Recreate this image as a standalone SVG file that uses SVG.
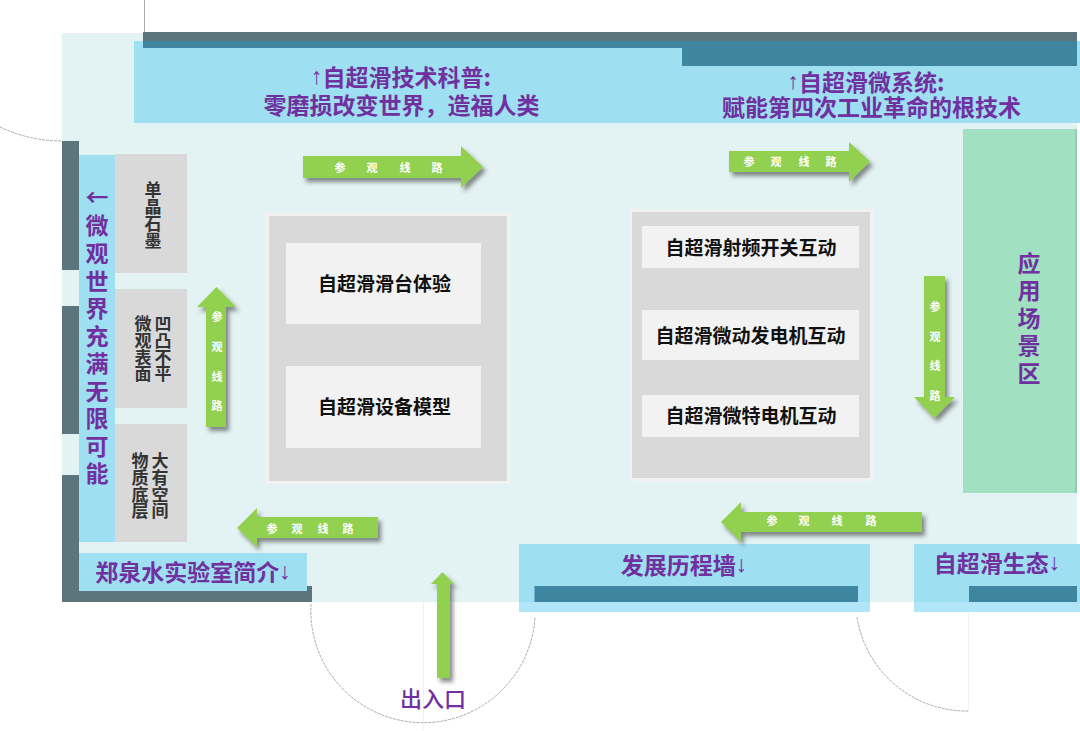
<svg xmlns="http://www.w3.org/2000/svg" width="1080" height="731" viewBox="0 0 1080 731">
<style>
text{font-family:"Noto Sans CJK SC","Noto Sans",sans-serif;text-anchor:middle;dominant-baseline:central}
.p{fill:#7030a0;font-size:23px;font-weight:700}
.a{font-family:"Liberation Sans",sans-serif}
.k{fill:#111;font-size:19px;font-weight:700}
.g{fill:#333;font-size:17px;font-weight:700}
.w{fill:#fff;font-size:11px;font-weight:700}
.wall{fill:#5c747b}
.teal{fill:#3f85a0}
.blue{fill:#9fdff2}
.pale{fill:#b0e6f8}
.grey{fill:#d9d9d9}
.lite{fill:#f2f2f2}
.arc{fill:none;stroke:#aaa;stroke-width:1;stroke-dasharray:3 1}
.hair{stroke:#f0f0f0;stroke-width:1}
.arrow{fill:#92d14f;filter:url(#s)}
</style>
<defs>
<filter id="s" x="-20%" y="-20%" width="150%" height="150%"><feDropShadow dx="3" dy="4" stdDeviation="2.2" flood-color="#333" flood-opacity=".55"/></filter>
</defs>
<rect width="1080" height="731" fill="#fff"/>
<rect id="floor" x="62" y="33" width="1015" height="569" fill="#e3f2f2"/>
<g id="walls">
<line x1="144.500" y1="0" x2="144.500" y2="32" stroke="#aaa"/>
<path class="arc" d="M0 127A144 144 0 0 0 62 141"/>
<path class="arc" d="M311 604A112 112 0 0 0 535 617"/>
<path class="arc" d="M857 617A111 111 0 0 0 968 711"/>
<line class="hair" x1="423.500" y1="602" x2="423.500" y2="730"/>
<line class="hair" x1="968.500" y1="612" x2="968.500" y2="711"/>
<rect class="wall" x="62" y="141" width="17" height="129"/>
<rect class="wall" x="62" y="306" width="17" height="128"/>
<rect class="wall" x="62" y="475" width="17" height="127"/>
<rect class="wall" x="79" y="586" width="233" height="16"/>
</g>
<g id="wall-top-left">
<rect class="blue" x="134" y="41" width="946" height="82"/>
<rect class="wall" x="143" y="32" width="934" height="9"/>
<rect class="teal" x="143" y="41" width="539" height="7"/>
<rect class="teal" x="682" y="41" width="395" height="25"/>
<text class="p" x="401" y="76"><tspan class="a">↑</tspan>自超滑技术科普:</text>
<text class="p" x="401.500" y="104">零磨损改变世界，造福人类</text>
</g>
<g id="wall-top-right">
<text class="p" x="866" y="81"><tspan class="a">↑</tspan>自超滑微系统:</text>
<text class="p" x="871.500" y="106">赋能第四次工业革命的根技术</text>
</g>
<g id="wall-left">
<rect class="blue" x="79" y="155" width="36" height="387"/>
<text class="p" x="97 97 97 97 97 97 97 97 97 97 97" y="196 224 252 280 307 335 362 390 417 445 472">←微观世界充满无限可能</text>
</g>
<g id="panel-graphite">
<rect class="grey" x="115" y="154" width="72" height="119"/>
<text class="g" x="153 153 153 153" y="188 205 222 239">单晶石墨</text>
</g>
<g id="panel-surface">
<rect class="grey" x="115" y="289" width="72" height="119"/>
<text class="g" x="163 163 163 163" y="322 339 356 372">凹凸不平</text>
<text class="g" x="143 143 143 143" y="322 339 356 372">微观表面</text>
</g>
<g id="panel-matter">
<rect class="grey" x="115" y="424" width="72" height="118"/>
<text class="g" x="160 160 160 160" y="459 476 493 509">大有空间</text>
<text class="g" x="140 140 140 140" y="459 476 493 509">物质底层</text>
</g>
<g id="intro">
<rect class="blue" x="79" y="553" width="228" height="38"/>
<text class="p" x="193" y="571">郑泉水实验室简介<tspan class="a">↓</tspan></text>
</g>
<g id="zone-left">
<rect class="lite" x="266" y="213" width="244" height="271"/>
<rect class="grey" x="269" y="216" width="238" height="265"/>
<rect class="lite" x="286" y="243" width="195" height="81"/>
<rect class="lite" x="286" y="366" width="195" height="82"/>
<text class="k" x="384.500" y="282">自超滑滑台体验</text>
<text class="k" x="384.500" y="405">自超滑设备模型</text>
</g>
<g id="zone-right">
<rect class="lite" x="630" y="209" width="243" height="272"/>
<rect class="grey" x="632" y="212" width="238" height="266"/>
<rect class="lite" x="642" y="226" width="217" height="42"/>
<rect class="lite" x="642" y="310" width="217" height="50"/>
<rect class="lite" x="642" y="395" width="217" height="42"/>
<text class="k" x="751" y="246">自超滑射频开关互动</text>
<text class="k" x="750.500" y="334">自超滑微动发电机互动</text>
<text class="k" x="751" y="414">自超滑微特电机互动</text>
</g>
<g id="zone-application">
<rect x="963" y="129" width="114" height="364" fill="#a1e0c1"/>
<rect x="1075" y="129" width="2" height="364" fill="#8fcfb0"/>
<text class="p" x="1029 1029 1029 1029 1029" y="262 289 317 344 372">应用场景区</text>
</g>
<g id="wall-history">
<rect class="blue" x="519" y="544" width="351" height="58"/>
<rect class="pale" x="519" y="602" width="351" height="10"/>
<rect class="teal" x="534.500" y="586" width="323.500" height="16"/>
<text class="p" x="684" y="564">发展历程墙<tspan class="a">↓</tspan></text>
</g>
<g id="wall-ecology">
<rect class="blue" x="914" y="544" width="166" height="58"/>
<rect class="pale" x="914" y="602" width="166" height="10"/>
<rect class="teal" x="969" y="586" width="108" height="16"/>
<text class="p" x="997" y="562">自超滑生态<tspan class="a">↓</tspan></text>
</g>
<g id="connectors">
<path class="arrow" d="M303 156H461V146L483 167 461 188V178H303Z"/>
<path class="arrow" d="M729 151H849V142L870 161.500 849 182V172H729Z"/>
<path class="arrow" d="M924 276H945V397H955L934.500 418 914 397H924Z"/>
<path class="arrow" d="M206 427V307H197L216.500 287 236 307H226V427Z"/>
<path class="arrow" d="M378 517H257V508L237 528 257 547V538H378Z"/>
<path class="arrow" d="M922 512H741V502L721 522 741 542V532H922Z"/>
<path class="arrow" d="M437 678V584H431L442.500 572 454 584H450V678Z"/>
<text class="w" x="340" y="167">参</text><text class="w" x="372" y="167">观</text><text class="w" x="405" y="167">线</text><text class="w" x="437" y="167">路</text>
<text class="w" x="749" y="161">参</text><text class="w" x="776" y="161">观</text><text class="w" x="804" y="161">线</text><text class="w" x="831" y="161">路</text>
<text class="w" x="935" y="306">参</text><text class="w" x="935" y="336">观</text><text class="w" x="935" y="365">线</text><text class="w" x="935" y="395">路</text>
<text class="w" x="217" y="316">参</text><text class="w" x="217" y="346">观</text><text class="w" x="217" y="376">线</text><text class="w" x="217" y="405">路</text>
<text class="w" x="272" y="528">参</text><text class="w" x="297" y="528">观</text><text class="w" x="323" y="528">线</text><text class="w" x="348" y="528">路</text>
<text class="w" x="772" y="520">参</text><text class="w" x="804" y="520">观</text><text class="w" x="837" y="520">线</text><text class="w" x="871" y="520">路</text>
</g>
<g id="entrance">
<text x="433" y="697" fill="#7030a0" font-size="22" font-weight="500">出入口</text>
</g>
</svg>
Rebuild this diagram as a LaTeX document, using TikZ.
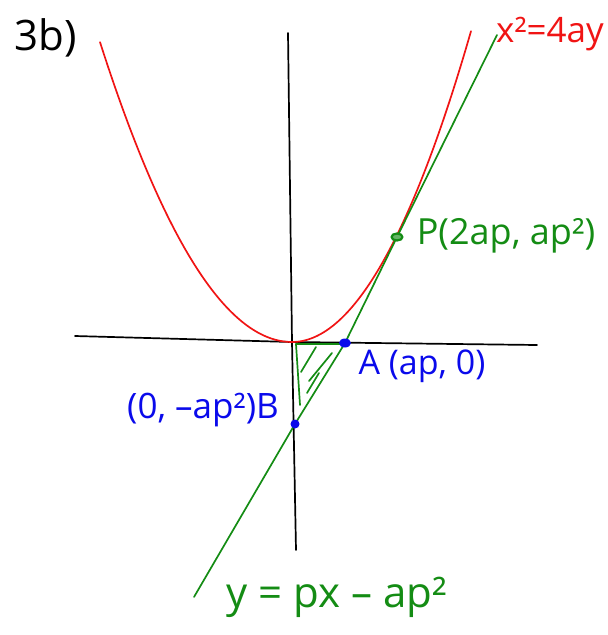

▬▬▬

### AIM
Using the data above, print every line exactly, omitting pictures.

### FULL OUTPUT
Recreate this image as a standalone SVG file that uses SVG.
<svg xmlns="http://www.w3.org/2000/svg" width="1080" height="731" viewBox="0 0 1080 731">
<style>
text{font-family:"Noto Sans CJK SC","Noto Sans",sans-serif;text-anchor:middle;dominant-baseline:central}
.p{fill:#7030a0;font-size:23px;font-weight:700}
.a{font-family:"Liberation Sans",sans-serif}
.k{fill:#111;font-size:19px;font-weight:700}
.g{fill:#333;font-size:17px;font-weight:700}
.w{fill:#fff;font-size:11px;font-weight:700}
.wall{fill:#5c747b}
.teal{fill:#3f85a0}
.blue{fill:#9fdff2}
.pale{fill:#b0e6f8}
.grey{fill:#d9d9d9}
.lite{fill:#f2f2f2}
.arc{fill:none;stroke:#aaa;stroke-width:1;stroke-dasharray:3 1}
.hair{stroke:#f0f0f0;stroke-width:1}
.arrow{fill:#92d14f;filter:url(#s)}
</style>
<defs>
<filter id="s" x="-20%" y="-20%" width="150%" height="150%"><feDropShadow dx="3" dy="4" stdDeviation="2.2" flood-color="#333" flood-opacity=".55"/></filter>
</defs>
<rect width="1080" height="731" fill="#fff"/>
<rect id="floor" x="62" y="33" width="1015" height="569" fill="#e3f2f2"/>
<g id="walls">
<line x1="144.500" y1="0" x2="144.500" y2="32" stroke="#aaa"/>
<path class="arc" d="M0 127A144 144 0 0 0 62 141"/>
<path class="arc" d="M311 604A112 112 0 0 0 535 617"/>
<path class="arc" d="M857 617A111 111 0 0 0 968 711"/>
<line class="hair" x1="423.500" y1="602" x2="423.500" y2="730"/>
<line class="hair" x1="968.500" y1="612" x2="968.500" y2="711"/>
<rect class="wall" x="62" y="141" width="17" height="129"/>
<rect class="wall" x="62" y="306" width="17" height="128"/>
<rect class="wall" x="62" y="475" width="17" height="127"/>
<rect class="wall" x="79" y="586" width="233" height="16"/>
</g>
<g id="wall-top-left">
<rect class="blue" x="134" y="41" width="946" height="82"/>
<rect class="wall" x="143" y="32" width="934" height="9"/>
<rect class="teal" x="143" y="41" width="539" height="7"/>
<rect class="teal" x="682" y="41" width="395" height="25"/>
<text class="p" x="401" y="76"><tspan class="a">↑</tspan>自超滑技术科普:</text>
<text class="p" x="401.500" y="104">零磨损改变世界，造福人类</text>
</g>
<g id="wall-top-right">
<text class="p" x="866" y="81"><tspan class="a">↑</tspan>自超滑微系统:</text>
<text class="p" x="871.500" y="106">赋能第四次工业革命的根技术</text>
</g>
<g id="wall-left">
<rect class="blue" x="79" y="155" width="36" height="387"/>
<text class="p" x="97 97 97 97 97 97 97 97 97 97 97" y="196 224 252 280 307 335 362 390 417 445 472">←微观世界充满无限可能</text>
</g>
<g id="panel-graphite">
<rect class="grey" x="115" y="154" width="72" height="119"/>
<text class="g" x="153 153 153 153" y="188 205 222 239">单晶石墨</text>
</g>
<g id="panel-surface">
<rect class="grey" x="115" y="289" width="72" height="119"/>
<text class="g" x="163 163 163 163" y="322 339 356 372">凹凸不平</text>
<text class="g" x="143 143 143 143" y="322 339 356 372">微观表面</text>
</g>
<g id="panel-matter">
<rect class="grey" x="115" y="424" width="72" height="118"/>
<text class="g" x="160 160 160 160" y="459 476 493 509">大有空间</text>
<text class="g" x="140 140 140 140" y="459 476 493 509">物质底层</text>
</g>
<g id="intro">
<rect class="blue" x="79" y="553" width="228" height="38"/>
<text class="p" x="193" y="571">郑泉水实验室简介<tspan class="a">↓</tspan></text>
</g>
<g id="zone-left">
<rect class="lite" x="266" y="213" width="244" height="271"/>
<rect class="grey" x="269" y="216" width="238" height="265"/>
<rect class="lite" x="286" y="243" width="195" height="81"/>
<rect class="lite" x="286" y="366" width="195" height="82"/>
<text class="k" x="384.500" y="282">自超滑滑台体验</text>
<text class="k" x="384.500" y="405">自超滑设备模型</text>
</g>
<g id="zone-right">
<rect class="lite" x="630" y="209" width="243" height="272"/>
<rect class="grey" x="632" y="212" width="238" height="266"/>
<rect class="lite" x="642" y="226" width="217" height="42"/>
<rect class="lite" x="642" y="310" width="217" height="50"/>
<rect class="lite" x="642" y="395" width="217" height="42"/>
<text class="k" x="751" y="246">自超滑射频开关互动</text>
<text class="k" x="750.500" y="334">自超滑微动发电机互动</text>
<text class="k" x="751" y="414">自超滑微特电机互动</text>
</g>
<g id="zone-application">
<rect x="963" y="129" width="114" height="364" fill="#a1e0c1"/>
<rect x="1075" y="129" width="2" height="364" fill="#8fcfb0"/>
<text class="p" x="1029 1029 1029 1029 1029" y="262 289 317 344 372">应用场景区</text>
</g>
<g id="wall-history">
<rect class="blue" x="519" y="544" width="351" height="58"/>
<rect class="pale" x="519" y="602" width="351" height="10"/>
<rect class="teal" x="534.500" y="586" width="323.500" height="16"/>
<text class="p" x="684" y="564">发展历程墙<tspan class="a">↓</tspan></text>
</g>
<g id="wall-ecology">
<rect class="blue" x="914" y="544" width="166" height="58"/>
<rect class="pale" x="914" y="602" width="166" height="10"/>
<rect class="teal" x="969" y="586" width="108" height="16"/>
<text class="p" x="997" y="562">自超滑生态<tspan class="a">↓</tspan></text>
</g>
<g id="connectors">
<path class="arrow" d="M303 156H461V146L483 167 461 188V178H303Z"/>
<path class="arrow" d="M729 151H849V142L870 161.500 849 182V172H729Z"/>
<path class="arrow" d="M924 276H945V397H955L934.500 418 914 397H924Z"/>
<path class="arrow" d="M206 427V307H197L216.500 287 236 307H226V427Z"/>
<path class="arrow" d="M378 517H257V508L237 528 257 547V538H378Z"/>
<path class="arrow" d="M922 512H741V502L721 522 741 542V532H922Z"/>
<path class="arrow" d="M437 678V584H431L442.500 572 454 584H450V678Z"/>
<text class="w" x="340" y="167">参</text><text class="w" x="372" y="167">观</text><text class="w" x="405" y="167">线</text><text class="w" x="437" y="167">路</text>
<text class="w" x="749" y="161">参</text><text class="w" x="776" y="161">观</text><text class="w" x="804" y="161">线</text><text class="w" x="831" y="161">路</text>
<text class="w" x="935" y="306">参</text><text class="w" x="935" y="336">观</text><text class="w" x="935" y="365">线</text><text class="w" x="935" y="395">路</text>
<text class="w" x="217" y="316">参</text><text class="w" x="217" y="346">观</text><text class="w" x="217" y="376">线</text><text class="w" x="217" y="405">路</text>
<text class="w" x="272" y="528">参</text><text class="w" x="297" y="528">观</text><text class="w" x="323" y="528">线</text><text class="w" x="348" y="528">路</text>
<text class="w" x="772" y="520">参</text><text class="w" x="804" y="520">观</text><text class="w" x="837" y="520">线</text><text class="w" x="871" y="520">路</text>
</g>
<g id="entrance">
<text x="433" y="697" fill="#7030a0" font-size="22" font-weight="500">出入口</text>
</g>
</svg>
Rebuild this diagram as a LaTeX document, using TikZ.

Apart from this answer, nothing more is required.